Otros nos llamaban hipócritas, retorcidos, santones, beatucos; otras veces, decían palabras chistosas para hacernos reír: “¡Cómo! ¿Han perdido la lengua? ¿Son mudos? ¿Son ciegos? ¡Qué guapos son! ¡Qué buenos son! ¡Se mueren de hambre y de sed!” Y cosas parecidas. Sin embargo, nos manteníamos tan inmóviles frente a todo, que muchos, no sólo gritaban a los que se reían de nosotros, sino que hasta nos sacudían las moscas y nos besaban los vestidos y los pies.
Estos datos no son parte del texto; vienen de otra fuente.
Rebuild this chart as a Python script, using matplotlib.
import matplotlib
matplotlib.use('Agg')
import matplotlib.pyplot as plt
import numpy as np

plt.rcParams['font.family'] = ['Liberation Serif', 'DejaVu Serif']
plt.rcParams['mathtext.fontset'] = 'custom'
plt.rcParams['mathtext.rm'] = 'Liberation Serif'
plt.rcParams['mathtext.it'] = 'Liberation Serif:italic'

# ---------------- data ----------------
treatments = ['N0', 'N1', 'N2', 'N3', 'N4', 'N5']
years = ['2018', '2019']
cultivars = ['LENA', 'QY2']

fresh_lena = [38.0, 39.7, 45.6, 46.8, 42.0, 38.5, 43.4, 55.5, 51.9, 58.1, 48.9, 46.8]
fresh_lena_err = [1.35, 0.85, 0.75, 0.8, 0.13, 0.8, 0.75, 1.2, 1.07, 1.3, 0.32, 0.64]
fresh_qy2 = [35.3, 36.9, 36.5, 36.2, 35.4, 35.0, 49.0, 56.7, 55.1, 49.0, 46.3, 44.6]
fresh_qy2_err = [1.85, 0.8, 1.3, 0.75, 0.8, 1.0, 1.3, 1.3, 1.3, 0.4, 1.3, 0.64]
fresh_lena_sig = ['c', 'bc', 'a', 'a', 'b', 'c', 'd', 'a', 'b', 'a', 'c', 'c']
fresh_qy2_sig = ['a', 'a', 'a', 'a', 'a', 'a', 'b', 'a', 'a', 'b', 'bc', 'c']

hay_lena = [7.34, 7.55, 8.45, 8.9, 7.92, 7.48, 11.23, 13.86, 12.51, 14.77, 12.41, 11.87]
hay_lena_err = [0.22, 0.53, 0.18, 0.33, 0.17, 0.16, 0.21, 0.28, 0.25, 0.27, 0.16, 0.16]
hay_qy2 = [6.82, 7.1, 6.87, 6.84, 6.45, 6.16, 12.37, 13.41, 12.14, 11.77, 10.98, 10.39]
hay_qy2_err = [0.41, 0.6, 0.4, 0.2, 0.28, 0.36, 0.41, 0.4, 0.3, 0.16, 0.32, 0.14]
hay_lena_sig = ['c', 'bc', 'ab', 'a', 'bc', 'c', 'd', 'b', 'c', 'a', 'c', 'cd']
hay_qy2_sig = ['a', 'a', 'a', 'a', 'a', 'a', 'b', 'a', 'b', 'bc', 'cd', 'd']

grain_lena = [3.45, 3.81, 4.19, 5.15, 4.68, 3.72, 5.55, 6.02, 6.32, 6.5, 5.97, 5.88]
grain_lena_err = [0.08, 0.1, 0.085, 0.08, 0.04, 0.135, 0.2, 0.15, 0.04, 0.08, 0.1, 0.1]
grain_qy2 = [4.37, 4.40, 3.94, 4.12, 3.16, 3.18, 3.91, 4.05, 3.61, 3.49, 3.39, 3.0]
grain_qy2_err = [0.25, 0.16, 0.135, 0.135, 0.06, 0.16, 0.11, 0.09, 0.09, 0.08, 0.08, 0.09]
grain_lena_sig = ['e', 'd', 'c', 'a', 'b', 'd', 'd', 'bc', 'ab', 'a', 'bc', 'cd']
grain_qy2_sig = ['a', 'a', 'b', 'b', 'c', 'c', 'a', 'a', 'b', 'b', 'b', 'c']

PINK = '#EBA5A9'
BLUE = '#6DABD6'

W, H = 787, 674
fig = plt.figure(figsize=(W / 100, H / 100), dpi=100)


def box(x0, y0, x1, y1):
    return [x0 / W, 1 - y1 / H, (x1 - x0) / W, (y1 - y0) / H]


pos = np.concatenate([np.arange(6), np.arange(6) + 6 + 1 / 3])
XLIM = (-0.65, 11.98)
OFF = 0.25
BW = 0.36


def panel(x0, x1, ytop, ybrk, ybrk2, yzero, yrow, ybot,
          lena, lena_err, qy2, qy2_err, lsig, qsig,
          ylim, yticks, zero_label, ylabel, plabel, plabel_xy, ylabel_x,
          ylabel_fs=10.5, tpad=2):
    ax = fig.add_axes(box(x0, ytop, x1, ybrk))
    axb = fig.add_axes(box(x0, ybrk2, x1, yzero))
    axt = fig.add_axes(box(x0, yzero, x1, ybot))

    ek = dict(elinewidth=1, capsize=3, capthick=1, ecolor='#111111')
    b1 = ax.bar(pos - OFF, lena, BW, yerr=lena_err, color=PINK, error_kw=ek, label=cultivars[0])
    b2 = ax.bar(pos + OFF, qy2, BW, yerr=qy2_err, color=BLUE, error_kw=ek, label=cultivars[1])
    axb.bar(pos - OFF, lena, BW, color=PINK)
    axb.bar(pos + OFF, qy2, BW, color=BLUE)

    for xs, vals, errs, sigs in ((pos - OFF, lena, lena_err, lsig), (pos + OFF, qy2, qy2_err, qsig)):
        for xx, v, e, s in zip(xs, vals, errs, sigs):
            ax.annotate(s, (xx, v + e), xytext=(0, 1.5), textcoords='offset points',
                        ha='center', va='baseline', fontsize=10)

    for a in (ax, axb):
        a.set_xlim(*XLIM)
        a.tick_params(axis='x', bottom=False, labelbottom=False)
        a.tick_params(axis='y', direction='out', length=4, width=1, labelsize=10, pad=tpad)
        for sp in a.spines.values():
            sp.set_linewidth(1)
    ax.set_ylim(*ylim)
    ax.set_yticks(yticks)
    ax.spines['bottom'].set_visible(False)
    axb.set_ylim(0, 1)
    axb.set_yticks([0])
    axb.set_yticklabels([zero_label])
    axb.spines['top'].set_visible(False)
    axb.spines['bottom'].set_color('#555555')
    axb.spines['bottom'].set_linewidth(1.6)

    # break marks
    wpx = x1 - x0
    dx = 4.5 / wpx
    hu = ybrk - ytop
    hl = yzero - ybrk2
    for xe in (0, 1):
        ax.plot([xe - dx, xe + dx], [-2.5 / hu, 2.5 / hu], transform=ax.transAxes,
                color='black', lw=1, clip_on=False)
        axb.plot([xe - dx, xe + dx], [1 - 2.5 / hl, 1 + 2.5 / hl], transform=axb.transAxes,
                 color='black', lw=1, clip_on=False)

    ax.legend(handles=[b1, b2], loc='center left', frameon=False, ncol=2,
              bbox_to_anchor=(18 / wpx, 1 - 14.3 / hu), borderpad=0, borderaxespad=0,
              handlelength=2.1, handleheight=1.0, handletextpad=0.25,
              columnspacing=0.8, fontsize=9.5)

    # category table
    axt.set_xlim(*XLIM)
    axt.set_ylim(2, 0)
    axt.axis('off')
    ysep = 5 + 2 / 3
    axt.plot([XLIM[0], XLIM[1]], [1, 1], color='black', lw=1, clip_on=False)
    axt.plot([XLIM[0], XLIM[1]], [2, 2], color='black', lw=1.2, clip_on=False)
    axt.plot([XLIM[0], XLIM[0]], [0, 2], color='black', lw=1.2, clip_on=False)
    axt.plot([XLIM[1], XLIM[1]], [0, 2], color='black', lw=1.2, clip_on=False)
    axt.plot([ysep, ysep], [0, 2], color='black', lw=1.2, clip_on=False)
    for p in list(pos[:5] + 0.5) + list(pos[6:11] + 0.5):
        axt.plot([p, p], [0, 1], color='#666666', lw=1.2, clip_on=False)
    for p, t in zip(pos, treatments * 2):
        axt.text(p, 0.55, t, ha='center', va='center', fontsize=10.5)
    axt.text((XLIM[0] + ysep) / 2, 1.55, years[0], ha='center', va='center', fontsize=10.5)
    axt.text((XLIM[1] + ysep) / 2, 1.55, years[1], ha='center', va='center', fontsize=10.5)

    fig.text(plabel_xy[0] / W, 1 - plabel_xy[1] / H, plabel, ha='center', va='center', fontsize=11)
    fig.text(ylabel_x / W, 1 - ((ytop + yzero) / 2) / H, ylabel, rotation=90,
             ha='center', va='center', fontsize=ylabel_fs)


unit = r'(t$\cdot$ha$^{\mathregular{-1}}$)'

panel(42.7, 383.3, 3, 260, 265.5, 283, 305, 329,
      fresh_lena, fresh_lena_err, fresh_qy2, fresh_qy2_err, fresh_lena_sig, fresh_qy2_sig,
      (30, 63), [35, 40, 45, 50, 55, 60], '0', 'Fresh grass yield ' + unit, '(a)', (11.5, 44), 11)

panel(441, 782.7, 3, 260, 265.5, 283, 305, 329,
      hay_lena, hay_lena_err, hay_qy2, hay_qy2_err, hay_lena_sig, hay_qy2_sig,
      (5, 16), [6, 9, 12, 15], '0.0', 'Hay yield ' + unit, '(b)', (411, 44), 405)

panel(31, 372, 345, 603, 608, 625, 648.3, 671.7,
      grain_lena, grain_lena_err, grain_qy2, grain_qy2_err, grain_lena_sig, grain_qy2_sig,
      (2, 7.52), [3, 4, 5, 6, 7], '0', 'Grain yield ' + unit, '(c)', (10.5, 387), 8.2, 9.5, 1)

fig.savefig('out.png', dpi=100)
A uno, por pura devoción, lo besó en la frente una señora. Cuando volvió a casa y se enteró el P. Maestro, le obligó a lavarse varias veces en aquel lugar, e incluso, a rasparlo. Lo mismo hizo otra vez, con una piedra pómez, a otro a quien su madre lo besó de improviso. Todo lo hacía para mostrar cómo debíamos rehuir la conversación con los seglares. No era pequeña esta mortificación, porque, -además de las cosas dichas- el estar así, de pie, cuatro o cinco horas, causaba una gran debilidad en verano, y en invierno el cierzo nos traspasaba las rodillas. Tanto, que recuerdo que, cuando me llamaron para ir a casa, no me podía mover en un primer momento, pues me había quedado aterido de frío.
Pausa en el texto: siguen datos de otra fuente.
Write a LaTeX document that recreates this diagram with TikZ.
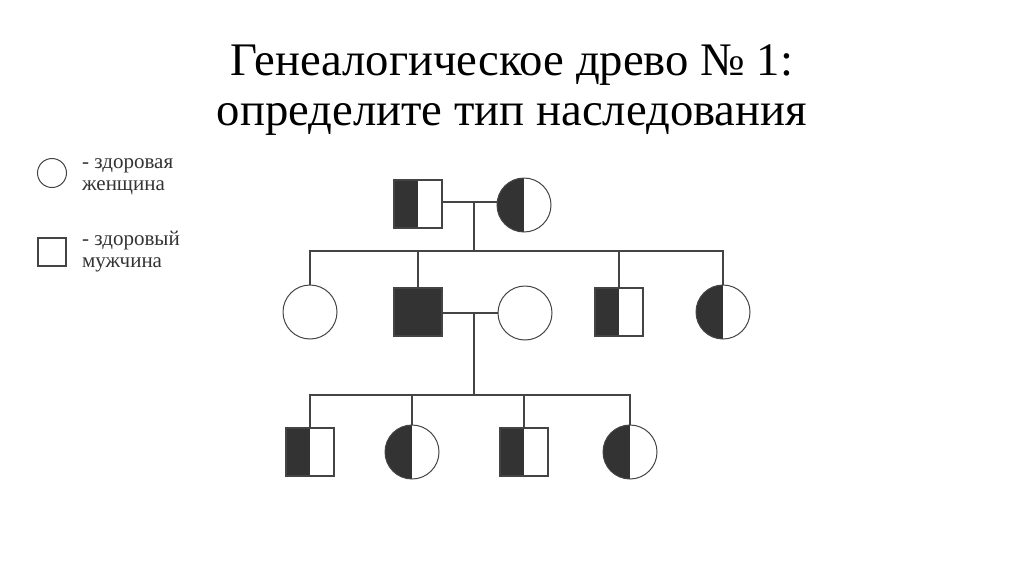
\documentclass[tikz,border=0pt]{standalone}
\usepackage{fontspec}
\setmainfont{Liberation Serif}
\usetikzlibrary{positioning}
\definecolor{ink}{HTML}{333333}
\definecolor{edge}{HTML}{444444}
\tikzset{male/.style={rectangle,draw=edge,line width=1.2pt,fill=white,inner sep=0pt,
minimum size=48pt},
female/.style={circle,draw=edge,line width=1pt,fill=white,inner sep=0pt,
minimum size=54pt},
sick/.style={fill=ink},
carrier/.style={path picture={\fill[ink] (path picture bounding box.south west)
rectangle (path picture bounding box.north);}},
legmale/.style={male,minimum size=28pt},
legfemale/.style={female,minimum size=29pt},
legtext/.style={anchor=west,align=left,inner sep=0pt,text=ink,
font=\fontsize{21}{22}\selectfont},
-/.style={draw=edge,line width=1.2pt}}

\begin{document}
\begin{tikzpicture}[x=1pt,y=-1pt]
  \useasboundingbox (0,0) rectangle (1024,576);
  \node (title) [align=center,font=\fontsize{46.7}{50}\selectfont] at (512,90)
    {Генеалогическое древо № 1:\\определите тип наследования};

  % legend
  \node (lf) [legfemale] at (52,173) {};
  \node (lftext) [legtext] at (82,177) {- здоровая\\женщина};
  \node (lm) [legmale] at (52,252) {};
  \node (lmtext) [legtext] at (82,252) {- здоровый\\мужчина};

  % generation I
  \node (i1) [male,carrier] at (418,204) {};
  \node (i2) [female,carrier] at (524,205) {};

  % generation II
  \node (ii1) [female] at (310,312) {};
  \node (ii2) [male,sick] at (418,312) {};
  \node (ii3) [female] at (525,313) {};
  \node (ii4) [male,carrier] at (619,312) {};
  \node (ii5) [female,carrier] at (723,312) {};

  % generation III
  \node (iii1) [male,carrier] at (310,452) {};
  \node (iii2) [female,carrier] at (412,452) {};
  \node (iii3) [male,carrier] at (524,452) {};
  \node (iii4) [female,carrier] at (630,452) {};

  \coordinate (u1) at (474,202);
  \coordinate (s1) at (474,251);
  \coordinate (u2) at (474,313);
  \coordinate (s2) at (474,395);

  \draw [-] (i1.east |- u1) -- (i2.west |- u1);
  \draw [-] (u1) -- (s1);
  \draw [-] (ii1.north) |- (ii5.north |- s1) -- (ii5.north);
  \draw [-] (ii2.north) -- (ii2.north |- s1);
  \draw [-] (ii4.north) -- (ii4.north |- s1);

  \draw [-] (ii2.east |- u2) -- (ii3.west |- u2);
  \draw [-] (u2) -- (s2);
  \draw [-] (iii1.north) |- (iii4.north |- s2) -- (iii4.north);
  \draw [-] (iii2.north) -- (iii2.north |- s2);
  \draw [-] (iii3.north) -- (iii3.north |- s2);
\end{tikzpicture}
\end{document}
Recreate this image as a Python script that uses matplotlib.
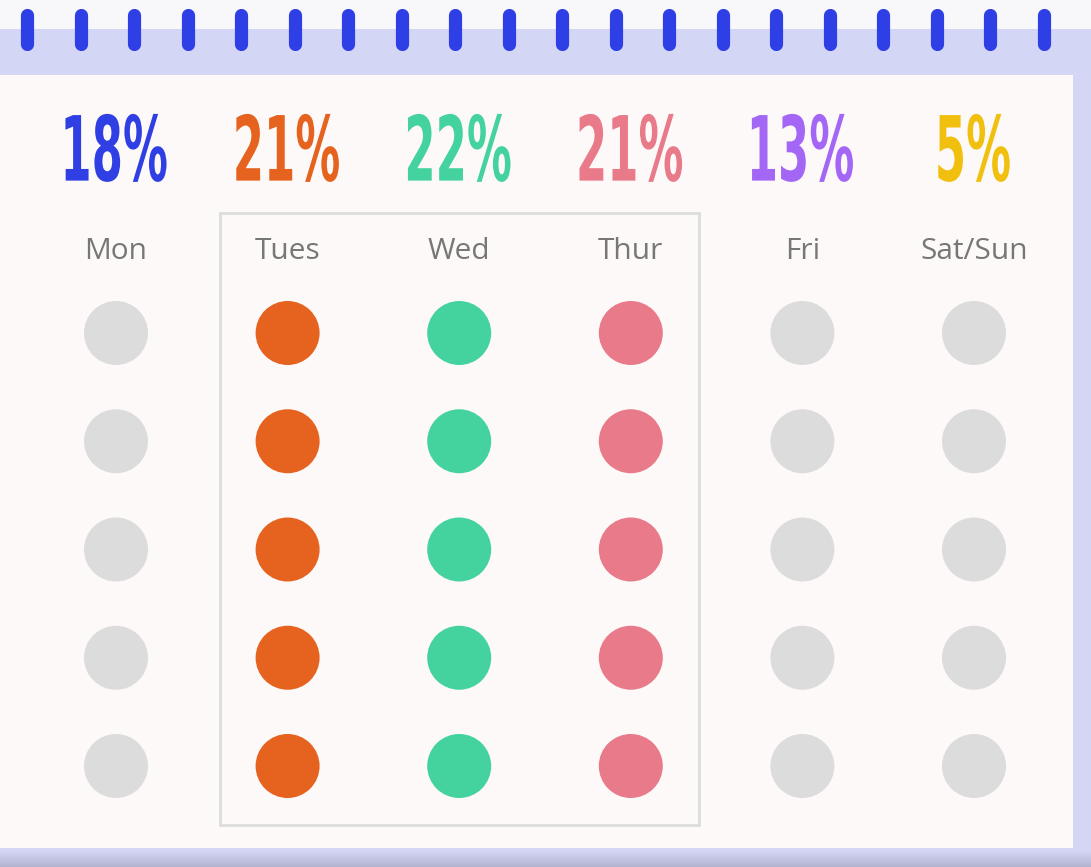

Pero el ejemplo que con esto dábamos al mundo era grande, porque entonces nos veían hacer muchos actos de verdadera virtud Cristiana. En Santa María mayor se dio incluso órdenes a un cabo de la guardia, de que evitara cualquier alboroto, que, por la torcida intención, pudiera surgir. Cuando yo mismo he ido a muchos lugares de Italia, he oído decir a alguno que nos vio, que tal compostura y modestia era muy alabada.

Del silencio era muy celoso; quería que se observara muy estricto, aunque con tanto trabajo y compromiso parecía imposible. Especialmente con seglares, no quería que se hablara. Tanto era así, que un novicio, por miedo a tener que hablar (estaba prohibido), incluso en una necesidad extrema, para no romperlo, estuvo a punto de perder la vida. Bajaba éste dentro de unas andas por uno de aquellos pozos ya nombrados, para ir a buscar pozzolana; y, soltándose inesperadamente la garrucha de la soga, se quedó agarrado con las manos, y a los pies aguantados en las andas. Hacía señales, pero el que le bajaba con las andas no los veía porque el pozo era estrecho. Al no ver las señales, le dijo muchas veces que le hablara. Finalmente, sacado arriba, lo sacaron del extremo peligro. Si hubiera estado más tiempo, hubiera muerto al caer de tan alto, o quedado colgado del gancho del cordel.

Otro, por el contrario, que había hablado sin permiso por la ciudad a un conocido o paisano suyo, cuando se enteró el P. Maestro, ordenó enterrarlo vivo en el huerto cerca de media hora, dejándole descubierta sólo la cabeza, para que, así enterrado, aprendiera a morir al mundo estando en vida.